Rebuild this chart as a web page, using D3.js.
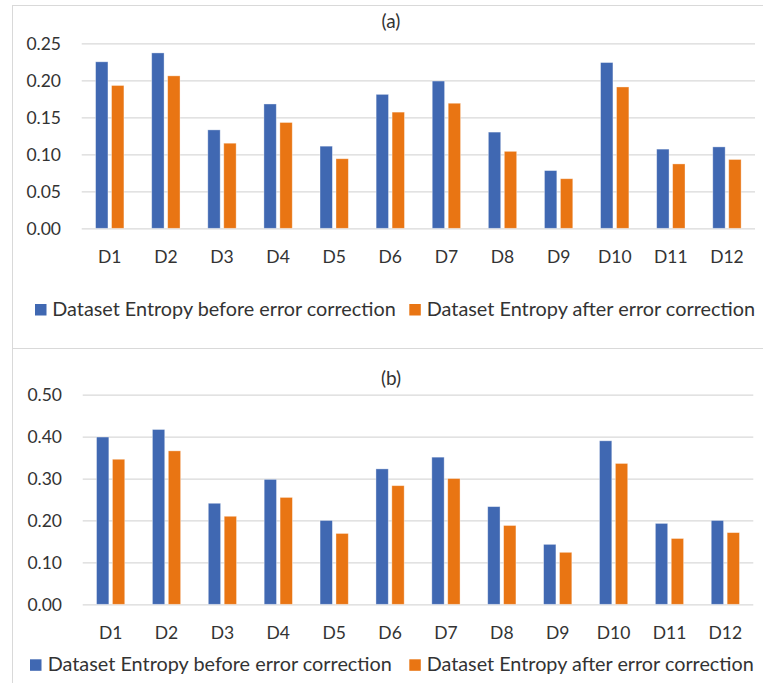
<!DOCTYPE html>
<html>
<head>
<meta charset="utf-8">
<script src="https://cdn.jsdelivr.net/npm/d3@7"></script>
<style>
  html, body { margin: 0; padding: 0; background: #fff; }
  svg { display: block; }
  text { font-family: Lato, "Open Sans", sans-serif; fill: #333; }
</style>
</head>
<body>
<svg id="chart" width="763" height="683"></svg>
<script>
// ---- Data ----
const categories = ["D1","D2","D3","D4","D5","D6","D7","D8","D9","D10","D11","D12"];
const seriesNames = ["Dataset Entropy before error correction", "Dataset Entropy after error correction"];
const beforeA = [0.225, 0.237, 0.133, 0.168, 0.111, 0.181, 0.199, 0.130, 0.078, 0.224, 0.107, 0.110];
const afterA  = [0.193, 0.206, 0.115, 0.143, 0.094, 0.157, 0.169, 0.104, 0.067, 0.191, 0.087, 0.093];
const beforeB = [0.399, 0.417, 0.241, 0.298, 0.200, 0.323, 0.351, 0.233, 0.143, 0.390, 0.193, 0.200];
const afterB  = [0.346, 0.366, 0.210, 0.255, 0.169, 0.283, 0.300, 0.188, 0.124, 0.336, 0.157, 0.171];
const ticksA = [0, 0.05, 0.10, 0.15, 0.20, 0.25];
const ticksB = [0, 0.10, 0.20, 0.30, 0.40, 0.50];
const titles = ["(a)", "(b)"];

const colors = ["#4068B2", "#E97513"];
const gridColor = "#d9d9d9";

const svg = d3.select("#chart");

// panel borders
svg.append("line").attr("x1", 12.5).attr("x2", 12.5).attr("y1", 5).attr("y2", 683)
  .attr("stroke", gridColor).attr("stroke-width", 1);
svg.append("line").attr("x1", 12).attr("x2", 763).attr("y1", 5.5).attr("y2", 5.5)
  .attr("stroke", gridColor).attr("stroke-width", 1);
svg.append("line").attr("x1", 12).attr("x2", 763).attr("y1", 348.5).attr("y2", 348.5)
  .attr("stroke", gridColor).attr("stroke-width", 1);

const panels = [
  { title: titles[0], before: beforeA, after: afterA, ticks: ticksA, fmt: d3.format(".2f"),
    x0: 81.7, x1: 755, yTop: 43.3, yBot: 228.3, labelRight: 61, titleY: 28,
    xLabelY: 263, legY: 304, legSq1: 35, legSq2: 409.3, legT1: 52.3, legT2: 426.7, legEnd1: 396, legEnd2: 755 },
  { title: titles[1], before: beforeB, after: afterB, ticks: ticksB, fmt: d3.format(".2f"),
    x0: 82.7, x1: 753.3, yTop: 394.7, yBot: 604.3, labelRight: 62, titleY: 385,
    xLabelY: 639, legY: 659.3, legSq1: 30, legSq2: 409.3, legT1: 47.7, legT2: 426.7, legEnd1: 392, legEnd2: 754 }
];

panels.forEach(p => {
  const g = svg.append("g");
  const yMax = p.ticks[p.ticks.length - 1];
  const y = d3.scaleLinear().domain([0, yMax]).range([p.yBot, p.yTop]);
  const x = d3.scaleBand().domain(categories).range([p.x0, p.x1]).padding(0);
  const xs = d3.scaleBand().domain([0, 1]).range([0, x.bandwidth()]).paddingInner(0.225).paddingOuter(0.87);

  // gridlines
  const yAxis = d3.axisLeft(y).tickValues(p.ticks).tickFormat(p.fmt).tickSize(-(p.x1 - p.x0)).tickPadding(p.x0 - p.labelRight);
  const ya = g.append("g").attr("transform", `translate(${p.x0},0)`).call(yAxis);
  ya.select(".domain").remove();
  ya.selectAll(".tick line").attr("stroke", gridColor).attr("stroke-width", 1.3);
  ya.selectAll(".tick text").style("font-size", "17.5px").attr("fill", "#333").attr("dy", "0.34em");

  // bars
  const data = categories.map((c, i) => ({ c, vals: [p.before[i], p.after[i]] }));
  const grp = g.selectAll(".grp").data(data).join("g").attr("transform", d => `translate(${x(d.c)},0)`);
  grp.selectAll("rect").data(d => d.vals.map((v, k) => ({ v, k }))).join("rect")
    .attr("x", d => xs(d.k))
    .attr("width", xs.bandwidth())
    .attr("y", d => y(d.v))
    .attr("height", d => y(0) - y(d.v))
    .attr("fill", d => colors[d.k])
    .attr("stroke", "#ffffff").attr("stroke-opacity", 0.45).attr("stroke-width", 0.8);

  // x axis labels
  const xAxis = d3.axisBottom(x).tickSize(0).tickPadding(0);
  const xa = g.append("g").attr("transform", `translate(0,${p.yBot})`).call(xAxis);
  xa.select(".domain").remove();
  xa.selectAll(".tick text").style("font-size", "17.5px").attr("fill", "#333")
    .attr("dy", 0).attr("y", p.xLabelY - p.yBot);

  // title
  g.append("text").attr("x", 391).attr("y", p.titleY).attr("text-anchor", "middle")
    .style("font-size", "19px").text(p.title);

  // legend
  const sq = 11.5;
  [[p.legSq1, p.legT1, p.legEnd1], [p.legSq2, p.legT2, p.legEnd2]].forEach((L, k) => {
    g.append("rect").attr("x", L[0]).attr("y", p.legY).attr("width", sq).attr("height", sq).attr("fill", colors[k]);
    const t = g.append("text").attr("x", L[1]).attr("y", p.legY + sq).style("font-size", "18px").text(seriesNames[k]);
    const w = t.node().getComputedTextLength();
    const target = L[2] - L[1];
    t.style("font-size", (18 * target / w).toFixed(2) + "px");
  });
});
</script>
</body>
</html>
------------------------------
Task brief
The listing above must be printed again exactly, minus its pictures.

Exercise answer
Rebuild this chart as a web page, using D3.js.
<!DOCTYPE html>
<html>
<head>
<meta charset="utf-8">
<script src="https://cdn.jsdelivr.net/npm/d3@7"></script>
<style>
  html, body { margin: 0; padding: 0; background: #fff; }
  svg { display: block; }
  text { font-family: Lato, "Open Sans", sans-serif; fill: #333; }
</style>
</head>
<body>
<svg id="chart" width="763" height="683"></svg>
<script>
// ---- Data ----
const categories = ["D1","D2","D3","D4","D5","D6","D7","D8","D9","D10","D11","D12"];
const seriesNames = ["Dataset Entropy before error correction", "Dataset Entropy after error correction"];
const beforeA = [0.225, 0.237, 0.133, 0.168, 0.111, 0.181, 0.199, 0.130, 0.078, 0.224, 0.107, 0.110];
const afterA  = [0.193, 0.206, 0.115, 0.143, 0.094, 0.157, 0.169, 0.104, 0.067, 0.191, 0.087, 0.093];
const beforeB = [0.399, 0.417, 0.241, 0.298, 0.200, 0.323, 0.351, 0.233, 0.143, 0.390, 0.193, 0.200];
const afterB  = [0.346, 0.366, 0.210, 0.255, 0.169, 0.283, 0.300, 0.188, 0.124, 0.336, 0.157, 0.171];
const ticksA = [0, 0.05, 0.10, 0.15, 0.20, 0.25];
const ticksB = [0, 0.10, 0.20, 0.30, 0.40, 0.50];
const titles = ["(a)", "(b)"];

const colors = ["#4068B2", "#E97513"];
const gridColor = "#d9d9d9";

const svg = d3.select("#chart");

// panel borders
svg.append("line").attr("x1", 12.5).attr("x2", 12.5).attr("y1", 5).attr("y2", 683)
  .attr("stroke", gridColor).attr("stroke-width", 1);
svg.append("line").attr("x1", 12).attr("x2", 763).attr("y1", 5.5).attr("y2", 5.5)
  .attr("stroke", gridColor).attr("stroke-width", 1);
svg.append("line").attr("x1", 12).attr("x2", 763).attr("y1", 348.5).attr("y2", 348.5)
  .attr("stroke", gridColor).attr("stroke-width", 1);

const panels = [
  { title: titles[0], before: beforeA, after: afterA, ticks: ticksA, fmt: d3.format(".2f"),
    x0: 81.7, x1: 755, yTop: 43.3, yBot: 228.3, labelRight: 61, titleY: 28,
    xLabelY: 263, legY: 304, legSq1: 35, legSq2: 409.3, legT1: 52.3, legT2: 426.7, legEnd1: 396, legEnd2: 755 },
  { title: titles[1], before: beforeB, after: afterB, ticks: ticksB, fmt: d3.format(".2f"),
    x0: 82.7, x1: 753.3, yTop: 394.7, yBot: 604.3, labelRight: 62, titleY: 385,
    xLabelY: 639, legY: 659.3, legSq1: 30, legSq2: 409.3, legT1: 47.7, legT2: 426.7, legEnd1: 392, legEnd2: 754 }
];

panels.forEach(p => {
  const g = svg.append("g");
  const yMax = p.ticks[p.ticks.length - 1];
  const y = d3.scaleLinear().domain([0, yMax]).range([p.yBot, p.yTop]);
  const x = d3.scaleBand().domain(categories).range([p.x0, p.x1]).padding(0);
  const xs = d3.scaleBand().domain([0, 1]).range([0, x.bandwidth()]).paddingInner(0.225).paddingOuter(0.87);

  // gridlines
  const yAxis = d3.axisLeft(y).tickValues(p.ticks).tickFormat(p.fmt).tickSize(-(p.x1 - p.x0)).tickPadding(p.x0 - p.labelRight);
  const ya = g.append("g").attr("transform", `translate(${p.x0},0)`).call(yAxis);
  ya.select(".domain").remove();
  ya.selectAll(".tick line").attr("stroke", gridColor).attr("stroke-width", 1.3);
  ya.selectAll(".tick text").style("font-size", "17.5px").attr("fill", "#333").attr("dy", "0.34em");

  // bars
  const data = categories.map((c, i) => ({ c, vals: [p.before[i], p.after[i]] }));
  const grp = g.selectAll(".grp").data(data).join("g").attr("transform", d => `translate(${x(d.c)},0)`);
  grp.selectAll("rect").data(d => d.vals.map((v, k) => ({ v, k }))).join("rect")
    .attr("x", d => xs(d.k))
    .attr("width", xs.bandwidth())
    .attr("y", d => y(d.v))
    .attr("height", d => y(0) - y(d.v))
    .attr("fill", d => colors[d.k])
    .attr("stroke", "#ffffff").attr("stroke-opacity", 0.45).attr("stroke-width", 0.8);

  // x axis labels
  const xAxis = d3.axisBottom(x).tickSize(0).tickPadding(0);
  const xa = g.append("g").attr("transform", `translate(0,${p.yBot})`).call(xAxis);
  xa.select(".domain").remove();
  xa.selectAll(".tick text").style("font-size", "17.5px").attr("fill", "#333")
    .attr("dy", 0).attr("y", p.xLabelY - p.yBot);

  // title
  g.append("text").attr("x", 391).attr("y", p.titleY).attr("text-anchor", "middle")
    .style("font-size", "19px").text(p.title);

  // legend
  const sq = 11.5;
  [[p.legSq1, p.legT1, p.legEnd1], [p.legSq2, p.legT2, p.legEnd2]].forEach((L, k) => {
    g.append("rect").attr("x", L[0]).attr("y", p.legY).attr("width", sq).attr("height", sq).attr("fill", colors[k]);
    const t = g.append("text").attr("x", L[1]).attr("y", p.legY + sq).style("font-size", "18px").text(seriesNames[k]);
    const w = t.node().getComputedTextLength();
    const target = L[2] - L[1];
    t.style("font-size", (18 * target / w).toFixed(2) + "px");
  });
});
</script>
</body>
</html>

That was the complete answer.